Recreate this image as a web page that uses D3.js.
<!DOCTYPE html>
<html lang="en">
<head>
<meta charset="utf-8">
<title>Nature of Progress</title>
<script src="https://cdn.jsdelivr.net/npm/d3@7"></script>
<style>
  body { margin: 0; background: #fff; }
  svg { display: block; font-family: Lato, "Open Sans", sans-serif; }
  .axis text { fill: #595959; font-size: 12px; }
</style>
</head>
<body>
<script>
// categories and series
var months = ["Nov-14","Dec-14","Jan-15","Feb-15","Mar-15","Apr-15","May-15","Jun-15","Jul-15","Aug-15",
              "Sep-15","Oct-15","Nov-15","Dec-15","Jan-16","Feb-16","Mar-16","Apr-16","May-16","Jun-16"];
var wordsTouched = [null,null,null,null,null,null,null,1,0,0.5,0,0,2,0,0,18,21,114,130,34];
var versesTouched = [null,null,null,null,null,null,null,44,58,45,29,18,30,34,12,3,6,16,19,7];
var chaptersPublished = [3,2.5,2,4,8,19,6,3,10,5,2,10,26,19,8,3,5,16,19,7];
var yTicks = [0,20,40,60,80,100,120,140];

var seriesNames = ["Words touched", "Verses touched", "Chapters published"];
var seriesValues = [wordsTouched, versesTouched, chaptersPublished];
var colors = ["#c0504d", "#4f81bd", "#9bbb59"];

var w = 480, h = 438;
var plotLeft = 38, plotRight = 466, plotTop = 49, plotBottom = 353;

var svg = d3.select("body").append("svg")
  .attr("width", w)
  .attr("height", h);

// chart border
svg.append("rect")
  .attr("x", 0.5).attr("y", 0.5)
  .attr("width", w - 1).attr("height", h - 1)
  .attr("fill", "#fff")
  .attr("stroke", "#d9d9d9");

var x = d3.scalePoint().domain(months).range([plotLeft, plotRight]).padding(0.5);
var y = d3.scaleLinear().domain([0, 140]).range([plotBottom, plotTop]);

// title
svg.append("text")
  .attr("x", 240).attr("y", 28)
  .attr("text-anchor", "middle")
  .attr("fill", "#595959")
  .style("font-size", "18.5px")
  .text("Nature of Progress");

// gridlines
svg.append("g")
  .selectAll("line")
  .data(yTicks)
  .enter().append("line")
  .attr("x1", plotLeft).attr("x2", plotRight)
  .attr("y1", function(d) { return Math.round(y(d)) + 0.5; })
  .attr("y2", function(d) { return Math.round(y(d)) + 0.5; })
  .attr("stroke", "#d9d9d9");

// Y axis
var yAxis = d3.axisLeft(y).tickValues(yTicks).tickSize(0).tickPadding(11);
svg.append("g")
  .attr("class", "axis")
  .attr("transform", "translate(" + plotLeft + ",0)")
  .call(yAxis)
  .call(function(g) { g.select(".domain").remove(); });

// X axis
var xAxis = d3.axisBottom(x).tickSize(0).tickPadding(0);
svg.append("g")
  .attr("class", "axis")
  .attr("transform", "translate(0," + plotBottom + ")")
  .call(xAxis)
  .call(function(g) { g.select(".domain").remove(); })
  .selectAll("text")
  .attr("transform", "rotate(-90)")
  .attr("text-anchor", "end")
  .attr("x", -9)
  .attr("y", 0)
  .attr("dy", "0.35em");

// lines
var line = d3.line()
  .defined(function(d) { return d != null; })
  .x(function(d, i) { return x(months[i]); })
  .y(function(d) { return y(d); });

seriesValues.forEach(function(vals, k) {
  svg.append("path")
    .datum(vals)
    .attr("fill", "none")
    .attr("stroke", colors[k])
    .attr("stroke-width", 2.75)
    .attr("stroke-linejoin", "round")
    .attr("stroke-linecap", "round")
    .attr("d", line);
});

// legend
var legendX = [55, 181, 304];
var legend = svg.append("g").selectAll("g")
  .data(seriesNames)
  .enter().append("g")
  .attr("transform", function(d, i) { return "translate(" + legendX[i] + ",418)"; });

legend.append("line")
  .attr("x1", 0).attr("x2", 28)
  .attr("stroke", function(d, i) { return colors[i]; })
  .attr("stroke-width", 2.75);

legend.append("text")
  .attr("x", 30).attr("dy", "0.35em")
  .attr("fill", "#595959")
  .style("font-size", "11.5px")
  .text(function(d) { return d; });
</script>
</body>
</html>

******

Write the material out exactly, with nothing left out.

Solution to this exercise
Recreate this image as a web page that uses D3.js.
<!DOCTYPE html>
<html lang="en">
<head>
<meta charset="utf-8">
<title>Nature of Progress</title>
<script src="https://cdn.jsdelivr.net/npm/d3@7"></script>
<style>
  body { margin: 0; background: #fff; }
  svg { display: block; font-family: Lato, "Open Sans", sans-serif; }
  .axis text { fill: #595959; font-size: 12px; }
</style>
</head>
<body>
<script>
// categories and series
var months = ["Nov-14","Dec-14","Jan-15","Feb-15","Mar-15","Apr-15","May-15","Jun-15","Jul-15","Aug-15",
              "Sep-15","Oct-15","Nov-15","Dec-15","Jan-16","Feb-16","Mar-16","Apr-16","May-16","Jun-16"];
var wordsTouched = [null,null,null,null,null,null,null,1,0,0.5,0,0,2,0,0,18,21,114,130,34];
var versesTouched = [null,null,null,null,null,null,null,44,58,45,29,18,30,34,12,3,6,16,19,7];
var chaptersPublished = [3,2.5,2,4,8,19,6,3,10,5,2,10,26,19,8,3,5,16,19,7];
var yTicks = [0,20,40,60,80,100,120,140];

var seriesNames = ["Words touched", "Verses touched", "Chapters published"];
var seriesValues = [wordsTouched, versesTouched, chaptersPublished];
var colors = ["#c0504d", "#4f81bd", "#9bbb59"];

var w = 480, h = 438;
var plotLeft = 38, plotRight = 466, plotTop = 49, plotBottom = 353;

var svg = d3.select("body").append("svg")
  .attr("width", w)
  .attr("height", h);

// chart border
svg.append("rect")
  .attr("x", 0.5).attr("y", 0.5)
  .attr("width", w - 1).attr("height", h - 1)
  .attr("fill", "#fff")
  .attr("stroke", "#d9d9d9");

var x = d3.scalePoint().domain(months).range([plotLeft, plotRight]).padding(0.5);
var y = d3.scaleLinear().domain([0, 140]).range([plotBottom, plotTop]);

// title
svg.append("text")
  .attr("x", 240).attr("y", 28)
  .attr("text-anchor", "middle")
  .attr("fill", "#595959")
  .style("font-size", "18.5px")
  .text("Nature of Progress");

// gridlines
svg.append("g")
  .selectAll("line")
  .data(yTicks)
  .enter().append("line")
  .attr("x1", plotLeft).attr("x2", plotRight)
  .attr("y1", function(d) { return Math.round(y(d)) + 0.5; })
  .attr("y2", function(d) { return Math.round(y(d)) + 0.5; })
  .attr("stroke", "#d9d9d9");

// Y axis
var yAxis = d3.axisLeft(y).tickValues(yTicks).tickSize(0).tickPadding(11);
svg.append("g")
  .attr("class", "axis")
  .attr("transform", "translate(" + plotLeft + ",0)")
  .call(yAxis)
  .call(function(g) { g.select(".domain").remove(); });

// X axis
var xAxis = d3.axisBottom(x).tickSize(0).tickPadding(0);
svg.append("g")
  .attr("class", "axis")
  .attr("transform", "translate(0," + plotBottom + ")")
  .call(xAxis)
  .call(function(g) { g.select(".domain").remove(); })
  .selectAll("text")
  .attr("transform", "rotate(-90)")
  .attr("text-anchor", "end")
  .attr("x", -9)
  .attr("y", 0)
  .attr("dy", "0.35em");

// lines
var line = d3.line()
  .defined(function(d) { return d != null; })
  .x(function(d, i) { return x(months[i]); })
  .y(function(d) { return y(d); });

seriesValues.forEach(function(vals, k) {
  svg.append("path")
    .datum(vals)
    .attr("fill", "none")
    .attr("stroke", colors[k])
    .attr("stroke-width", 2.75)
    .attr("stroke-linejoin", "round")
    .attr("stroke-linecap", "round")
    .attr("d", line);
});

// legend
var legendX = [55, 181, 304];
var legend = svg.append("g").selectAll("g")
  .data(seriesNames)
  .enter().append("g")
  .attr("transform", function(d, i) { return "translate(" + legendX[i] + ",418)"; });

legend.append("line")
  .attr("x1", 0).attr("x2", 28)
  .attr("stroke", function(d, i) { return colors[i]; })
  .attr("stroke-width", 2.75);

legend.append("text")
  .attr("x", 30).attr("dy", "0.35em")
  .attr("fill", "#595959")
  .style("font-size", "11.5px")
  .text(function(d) { return d; });
</script>
</body>
</html>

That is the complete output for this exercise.